I pulled up the Census, scanning for the detonator's electronic signature. Found it — crushed beneath a concrete slab three feet from Quincy's last position.
"It's destroyed. The secondary charges that detonated were the last of them."
"You're sure?"
[DEMOLITION SYSTEMS: INERT]
[STRUCTURAL DAMAGE: SIGNIFICANT BUT STABLE]
[EVACUATION RECOMMENDED]
"I'm sure."
Chen nodded slowly. "Then let's get everyone out. This building's not going to be stable for long."
The evacuation began. Alpha Team members helped the wounded defectors who'd survived the explosion. Medical personnel arrived through the cleared stairwell, rushing to assess casualties. The organized chaos of victory spread through the building.
And through it all, Rachel stayed close to me. Not speaking. Just watching. Processing.
I knew that look. It was the same expression she wore when analyzing viral samples — the methodical dissection of something she didn't understand, piece by piece, until understanding emerged.
I was the sample now.
---
We emerged from the building into Caribbean morning light.
The cure production facility stood intact across the compound, its systems humming with the process Rachel had started hours ago. Green's teams were establishing a perimeter, securing prisoners, coordinating with Nathan James. The battle for Guantanamo was over.
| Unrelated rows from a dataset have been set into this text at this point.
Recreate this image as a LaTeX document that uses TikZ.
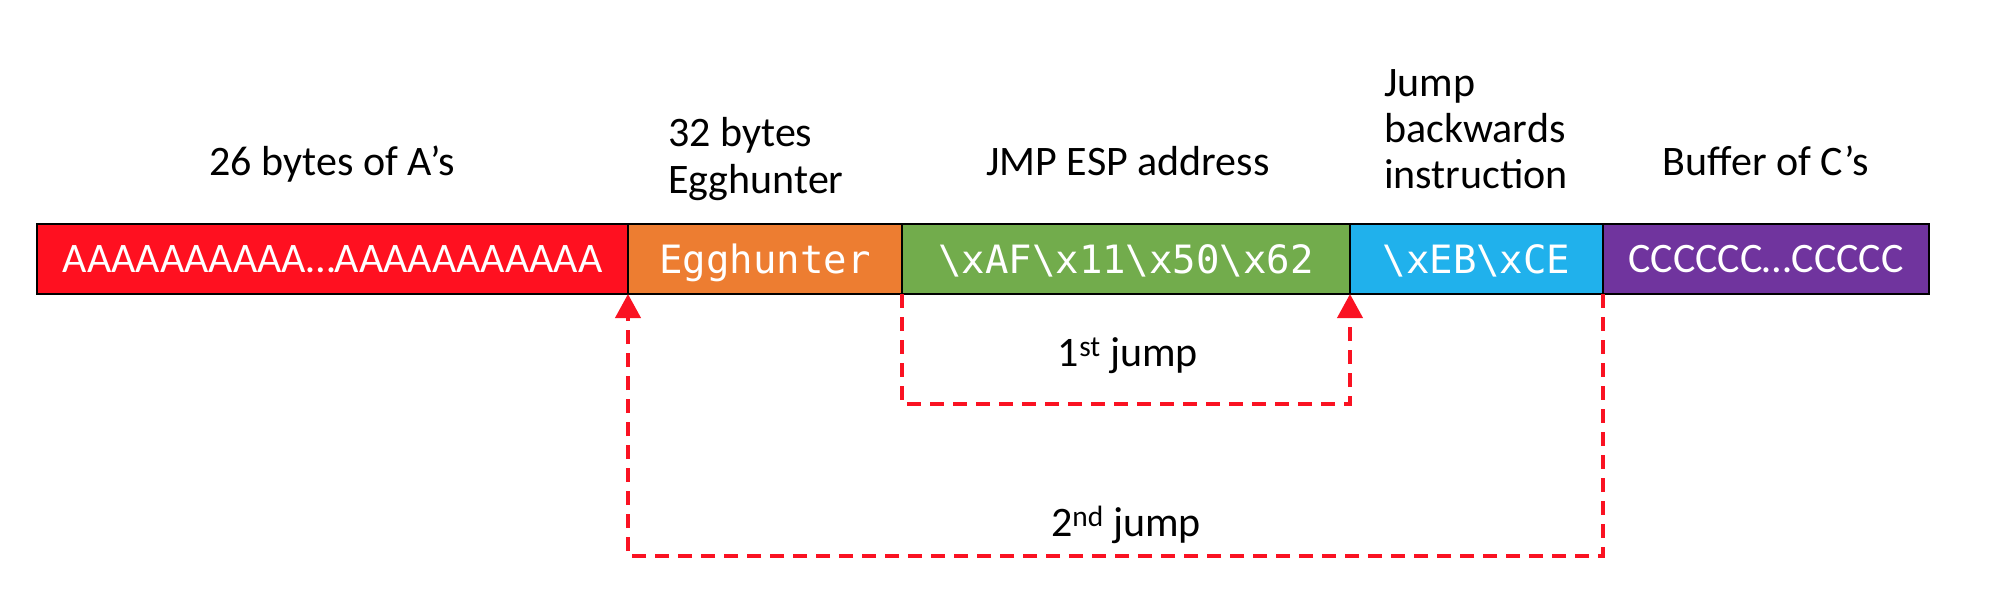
\documentclass[tikz,border=0pt]{standalone}
\usepackage{fontspec}
\setmainfont{Carlito}
\newfontfamily\monof{DejaVu Sans Mono}
\usetikzlibrary{arrows.meta}
\definecolor{cRed}{RGB}{255,16,32}
\definecolor{cOrange}{RGB}{237,125,49}
\definecolor{cGreen}{RGB}{114,172,76}
\definecolor{cBlue}{RGB}{32,177,236}
\definecolor{cPurple}{RGB}{112,52,158}
\definecolor{cLine}{RGB}{250,18,34}
\begin{document}
\begin{tikzpicture}[x=1pt,y=-1pt,
  cell/.style={draw=black, line width=2pt, minimum height=70pt, inner sep=0pt, outer sep=0pt, text=white, anchor=west},
  celltxt/.style={font=\fontsize{42}{50}\selectfont, text height=27pt, text depth=0pt},
  cellmono/.style={font=\fontsize{39}{47}\monof, text height=28pt, text depth=0pt},
  lbl/.style={font=\fontsize{42}{50}\selectfont, inner sep=0pt, anchor=base},
  lblw/.style={lbl, anchor=base west},
  jump/.style={draw=cLine, line width=4pt, dash pattern=on 14pt off 9pt, -{Triangle[width=25pt,length=24pt]}}]
\useasboundingbox (0,0) rectangle (1990,616);
% bar cells
\node[cell, fill=cRed, celltxt, minimum width=591pt] (red) at (37,259) {AAAAAAAAAA…AAAAAAAAAAA};
\node[cell, fill=cOrange, cellmono, minimum width=274pt] (egg) at (red.east) {Egghunter};
\node[cell, fill=cGreen, cellmono, minimum width=448pt] (green) at (egg.east) {\textbackslash xAF\textbackslash x11\textbackslash x50\textbackslash x62};
\node[cell, fill=cBlue, cellmono, minimum width=253pt] (blue) at (green.east) {\textbackslash xEB\textbackslash xCE};
\node[cell, fill=cPurple, celltxt, minimum width=326pt] (purple) at (blue.east) {CCCCCC…CCCCC};
% labels above
\node[lbl] (lA) at (332,175) {26 bytes of A’s};
\node[lblw] (lE1) at (668,146) {32 bytes};
\node[lblw] (lE2) at (668,193) {Egghunter};
\node[lbl] (lJ) at (1128,175) {JMP ESP address};
\node[lblw] (lB1) at (1384,96) {Jump};
\node[lblw] (lB2) at (1384,142) {backwards};
\node[lblw] (lB3) at (1384,188) {instruction};
\node[lbl] (lC) at (1766,175) {Buffer of C’s};
% jumps
\draw[jump] (green.south west) -- ++(0,110) -| (green.south east);
\draw[jump] (blue.south east) -- ++(0,262) -| (red.south east);
\node[lbl] (j1) at (1128,366) {1\textsuperscript{st} jump};
\node[lbl] (j2) at (1126,536) {2\textsuperscript{nd} jump};
\end{tikzpicture}
\end{document}
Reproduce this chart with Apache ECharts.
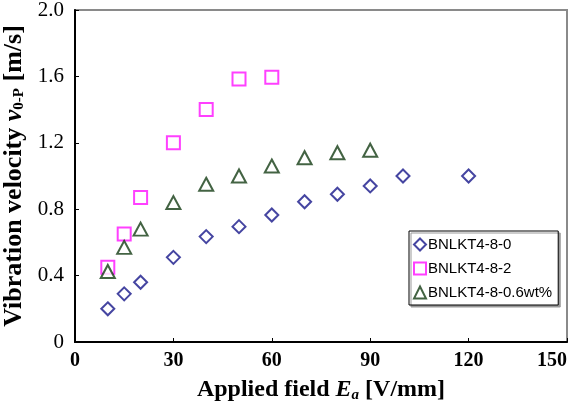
<!DOCTYPE html>
<html>
<head>
<meta charset="utf-8">
<script src="https://cdn.jsdelivr.net/npm/echarts@6/dist/echarts.min.js"></script>
<style>
  html, body { margin: 0; padding: 0; background: #fff; }
  #chart { width: 578px; height: 407px; }
</style>
</head>
<body>
<div id="chart"></div>
<script>
// applied field [V/mm] for each sample
const fieldA = [10, 15, 20, 30, 40, 50, 60, 70, 80, 90, 100, 120]
const velA = [0.20, 0.29, 0.36, 0.51, 0.635, 0.695, 0.765, 0.845, 0.89, 0.94, 1.0, 1.0]

const fieldB = [10, 15, 20, 30, 40, 50, 60]
const velB = [0.45, 0.65, 0.87, 1.20, 1.40, 1.585, 1.595]

const fieldC = [10, 15, 20, 30, 40, 50, 60, 70, 80, 90]
const velC = [0.425, 0.57, 0.68, 0.84, 0.95, 1.0, 1.06, 1.11, 1.14, 1.155]

const seriesNames = ['BNLKT4-8-0', 'BNLKT4-8-2', 'BNLKT4-8-0.6wt%']

const pairs = (xs, ys) => xs.map((x, i) => [x, ys[i]])

const serif = '"Liberation Serif", "DejaVu Serif", serif'

const chart = echarts.init(document.getElementById('chart'))

chart.setOption({
  animation: false,
  grid: {
    left: 75, right: 11, top: 10, bottom: 65,
    containLabel: false,
    outerBoundsMode: 'none',
    show: true,
    borderColor: '#8a8a8a',
    borderWidth: 2
  },
  legend: {
    orient: 'vertical',
    left: 409,
    top: 231,
    data: seriesNames,
    itemWidth: 12,
    itemHeight: 12,
    itemGap: 9,
    padding: [6, 6, 5, 4],
    borderColor: '#000',
    borderWidth: 1,
    backgroundColor: '#fff',
    shadowColor: '#999',
    shadowOffsetX: 2,
    shadowOffsetY: 2,
    shadowBlur: 0,
    textStyle: {
      fontFamily: '"Liberation Sans", Arial, sans-serif',
      fontSize: 15,
      color: '#000',
      padding: [0, 0, 0, -3]
    }
  },
  xAxis: {
    type: 'value',
    min: 0, max: 150, interval: 30,
    name: 'Applied field {e|E}{sub|a} [V/mm]',
    nameLocation: 'middle',
    nameGap: 35,
    nameTextStyle: {
      fontFamily: serif,
      fontWeight: 'bold',
      fontSize: 24,
      color: '#000',
      rich: {
        e: { fontFamily: serif, fontWeight: 'bold', fontStyle: 'italic', fontSize: 24, color: '#000' },
        sub: { fontFamily: serif, fontWeight: 'bold', fontStyle: 'italic', fontSize: 15, color: '#000', verticalAlign: 'bottom', padding: [11, 0, 0, 0] }
      }
    },
    splitLine: { show: false },
    axisLine: { lineStyle: { color: '#000', width: 2 } },
    axisTick: { inside: true, length: 4, lineStyle: { color: '#000' } },
    axisLabel: {
      fontFamily: serif, fontWeight: 'bold', fontSize: 20, color: '#000', margin: 9,
      alignMaxLabel: 'right'
    }
  },
  yAxis: {
    type: 'value',
    min: 0, max: 2, interval: 0.4,
    name: 'Vibration velocity {v|v}{sub|0-P} [m/s]',
    nameLocation: 'middle',
    nameRotate: 90,
    nameGap: 44,
    nameTextStyle: {
      fontFamily: serif,
      fontWeight: 'bold',
      fontSize: 26,
      color: '#000',
      rich: {
        v: { fontFamily: serif, fontWeight: 'bold', fontStyle: 'italic', fontSize: 26, color: '#000' },
        sub: { fontFamily: serif, fontWeight: 'bold', fontSize: 15, color: '#000', verticalAlign: 'bottom', padding: [11, 0, 0, 0] }
      }
    },
    splitLine: { show: false },
    axisLine: { lineStyle: { color: '#000', width: 2 } },
    axisTick: { inside: true, length: 4, lineStyle: { color: '#000' } },
    axisLabel: {
      fontFamily: serif, fontSize: 21, color: '#000', margin: 11,
      formatter: v => (v === 0 ? '0' : v.toFixed(1))
    }
  },
  series: [
    {
      name: seriesNames[0],
      type: 'scatter',
      data: pairs(fieldA, velA),
      symbol: 'emptyDiamond',
      symbolSize: 13,
      itemStyle: { color: '#16168a', borderColor: '#16168a', borderWidth: 1.4 },
      z: 3
    },
    {
      name: seriesNames[1],
      type: 'scatter',
      data: pairs(fieldB, velB),
      symbol: 'emptyRect',
      symbolSize: 13,
      itemStyle: { color: '#ff10ff', borderColor: '#ff10ff', borderWidth: 1.4 },
      z: 2
    },
    {
      name: seriesNames[2],
      type: 'scatter',
      data: pairs(fieldC, velC),
      symbol: 'emptyTriangle',
      symbolSize: [14, 13],
      itemStyle: { color: '#143c14', borderColor: '#143c14', borderWidth: 1.4 },
      z: 2
    }
  ]
})
</script>
</body>
</html>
But for me, a different battle was just beginning.
"Calloway."
Chandler's voice came over the radio. Direct. Commanding.
"Sir."
"Report to me immediately. In person."
"Understood, sir."
The channel clicked silent. I looked at Rachel, who stood beside me in her blood-soaked clothes, her expression a mixture of exhaustion and determination.
"You're going to tell him what you told me," she said. It wasn't a question.
"I'm going to tell him something. Whether it's the full truth depends on how much truth he can handle."
"And me?" Her eyes held mine. "How much truth can I handle?"
The question deserved an answer. A real one, not the deflections and half-truths I'd offered before.
"More than I've given you. More than I thought I could give anyone." I took a breath. "When this debrief is over, I'll tell you everything. The parts that make sense and the parts that don't. The secrets I've kept and the reasons I kept them."
"Everything?"
"Everything I can. Some things—" I hesitated, feeling the speech block's presence at the edge of my awareness. "Some things won't come out right. The words won't form. But I'll try."
Rachel studied me for a long moment. Then she nodded, a single sharp movement.
"After the debrief. I'll be waiting."
She walked toward the medical station, toward the casualties who needed her expertise. I watched her go, feeling something shift in the space between us.
The secret was out. The questions were coming. The life I'd built in this body, carefully constructed on foundations of deception and misdirection, was about to collapse.
But Rachel was alive.
[GP: 875]
[GUANTANAMO CRISIS: RESOLVED]
[TERRITORY CLAIM: PENDING]
[EXPOSURE STATUS: PARTIAL — WITNESSES: 3+]
I turned and walked toward the command post where Chandler waited.
Whatever came next, I'd face it with the truth I should have offered from the beginning.
Even if that truth sounded like madness.